▶ [What you will do] From the first line of the listing below, retype each line up to and including the one with "// data (months, survival)"; pictures stay out.

▶ [Recorded data]

============================================================

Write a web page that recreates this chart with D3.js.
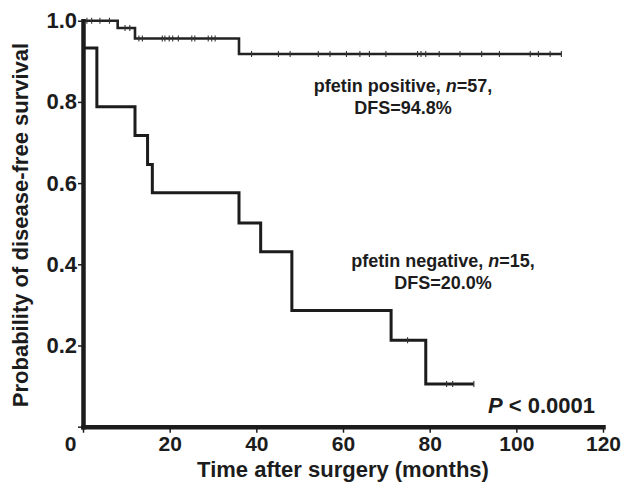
<!DOCTYPE html>
<html>
<head>
<meta charset="utf-8">
<script src="https://cdn.jsdelivr.net/npm/d3@7"></script>
<style>
  body { margin: 0; background: #fff; }
  svg text { font-family: "Liberation Sans", Arial, sans-serif; font-weight: bold; fill: #1c1c1c; }
</style>
</head>
<body>
<script>
// data (months, survival)

// pfetin positive
var posTimes = [0, 8, 12, 36];
var posSurv = [1.0, 0.982, 0.956, 0.918];
var posEnd = 110.4;
var posCensor = [0.9, 2, 3.9, 6.1, 9.7, 10.8, 12.9, 13.7, 18.3, 18.9, 19.9, 20.7, 22, 25.1, 25.8,
	28.9, 29.7, 30.5, 38.9, 45.1, 47.8, 54.3, 57.0, 60.8, 63.9, 66.1, 69.9, 77.2, 78, 79.1,
	82.2, 87, 92, 96.1, 103.2, 105.1, 107.8, 110.4];

// pfetin negative
var negTimes = [0, 3.2, 12, 14.9, 16, 36, 41, 48.2, 71.1, 79.1];
var negSurv = [0.933, 0.788, 0.717, 0.646, 0.576, 0.502, 0.431, 0.286, 0.213, 0.105];
var negEnd = 90.2;
var negCensor = [74.9, 83.9, 85.3, 90.2];

var xTicks = [0, 20, 40, 60, 80, 100, 120];
var yTicks = [0, 0.2, 0.4, 0.6, 0.8, 1.0];


// svg and scales
var margin = {top: 20.7, right: 19, bottom: 56.3, left: 83};
var width = 622 - margin.left - margin.right,
	height = 483 - margin.top - margin.bottom;

var svg = d3.select('body').append('svg')
		.attr('width', 622)
		.attr('height', 483)
	.append('g')
		.attr('transform', 'translate(' + margin.left + ',' + margin.top + ')');

var x = d3.scaleLinear().domain([0, 120]).range([0, width]);
var y = d3.scaleLinear().domain([0, 1]).range([height, 0]);

// step value at time t
function survAt(times, surv, t) {
	var v = surv[0];
	for (var i = 0; i < times.length; i++) {
		if (times[i] <= t) v = surv[i];
	}
	return v;
}

function stepPoints(times, surv, end) {
	var pts = [];
	for (var i = 0; i < times.length; i++) pts.push([times[i], surv[i]]);
	pts.push([end, surv[surv.length - 1]]);
	return pts;
}

var line = d3.line()
	.x(function(d) { return x(d[0]); })
	.y(function(d) { return y(d[1]); })
	.curve(d3.curveStepAfter);

// curves
svg.append('path')
	.datum(stepPoints(posTimes, posSurv, posEnd))
	.attr('d', line)
	.style('fill', 'none')
	.style('stroke', '#222')
	.style('stroke-width', 2.6);

svg.append('path')
	.datum(stepPoints(negTimes, negSurv, negEnd))
	.attr('d', line)
	.style('fill', 'none')
	.style('stroke', '#1c1c1c')
	.style('stroke-width', 3);

// censor marks
svg.selectAll('.cpos')
	.data(posCensor)
	.enter().append('line')
	.attr('class', 'cpos')
	.attr('x1', function(d) { return x(d); })
	.attr('x2', function(d) { return x(d); })
	.attr('y1', function(d) { return y(survAt(posTimes, posSurv, d)) - 3; })
	.attr('y2', function(d) { return y(survAt(posTimes, posSurv, d)) + 3; })
	.style('stroke', '#333')
	.style('stroke-width', 1.1);

svg.selectAll('.cneg')
	.data(negCensor)
	.enter().append('line')
	.attr('class', 'cneg')
	.attr('x1', function(d) { return x(d); })
	.attr('x2', function(d) { return x(d); })
	.attr('y1', function(d) { return y(survAt(negTimes, negSurv, d)) - 3; })
	.attr('y2', function(d) { return y(survAt(negTimes, negSurv, d)) + 3; })
	.style('stroke', '#333')
	.style('stroke-width', 1.1);


// axes
var xAxis = svg.append('g')
	.attr('transform', 'translate(0,' + height + ')')
	.call(d3.axisBottom(x)
		.tickValues(xTicks)
		.tickSize(6)
		.tickSizeOuter(0)
		.tickPadding(3)
		.tickFormat(d3.format('d')));

var yAxis = svg.append('g')
	.call(d3.axisLeft(y)
		.tickValues(yTicks)
		.tickSize(5)
		.tickSizeOuter(0)
		.tickPadding(1)
		.tickFormat(function(d) { return d === 0 ? '' : d3.format('.1f')(d); }));

[xAxis, yAxis].forEach(function(a) {
	a.select('.domain')
		.style('stroke', '#1c1c1c')
		.style('stroke-width', 4.5)
		.style('stroke-linecap', 'square');
	a.selectAll('.tick line')
		.style('stroke', '#1c1c1c')
		.style('stroke-width', 1.5);
	a.selectAll('.tick text')
		.attr('fill', '#1c1c1c');
});
xAxis.selectAll('.tick text').style('font-size', '21px');
yAxis.selectAll('.tick text').style('font-size', '22px');

// the origin "0" sits left of the axis
xAxis.selectAll('.tick text')
	.attr('dx', function(d) { return d === 0 ? -13 : 0; });


// axis titles
svg.append('text')
	.attr('x', width / 2)
	.attr('y', 477.5 - margin.top)
	.attr('text-anchor', 'middle')
	.style('font-size', '22px')
	.text('Time after surgery (months)');

svg.append('text')
	.attr('transform', 'rotate(-90)')
	.attr('x', -(225 - margin.top))
	.attr('y', 27.5 - margin.left)
	.attr('text-anchor', 'middle')
	.style('font-size', '22px')
	.text('Probability of disease-free survival');


// group labels
function groupLabel(cx, by, name, n, dfs) {
	var t = svg.append('text')
		.attr('x', cx - margin.left)
		.attr('y', by - margin.top)
		.attr('text-anchor', 'middle')
		.style('font-size', '18px');
	t.append('tspan').text(name + ', ');
	t.append('tspan').style('font-style', 'italic').text('n');
	t.append('tspan').text('=' + n + ',');

	svg.append('text')
		.attr('x', cx - margin.left)
		.attr('y', by + 22.5 - margin.top)
		.attr('text-anchor', 'middle')
		.style('font-size', '18px')
		.text('DFS=' + dfs);
}

groupLabel(403, 92, 'pfetin positive', 57, '94.8%');
groupLabel(443, 267, 'pfetin negative', 15, '20.0%');

var pText = svg.append('text')
	.attr('x', 595 - margin.left)
	.attr('y', 413.3 - margin.top)
	.attr('text-anchor', 'end')
	.style('font-size', '22px');
pText.append('tspan').style('font-style', 'italic').text('P');
pText.append('tspan').text(' < 0.0001');
</script>
</body>
</html>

============================================================

▶ [Output below]
Write a web page that recreates this chart with D3.js.
<!DOCTYPE html>
<html>
<head>
<meta charset="utf-8">
<script src="https://cdn.jsdelivr.net/npm/d3@7"></script>
<style>
  body { margin: 0; background: #fff; }
  svg text { font-family: "Liberation Sans", Arial, sans-serif; font-weight: bold; fill: #1c1c1c; }
</style>
</head>
<body>
<script>
// data (months, survival)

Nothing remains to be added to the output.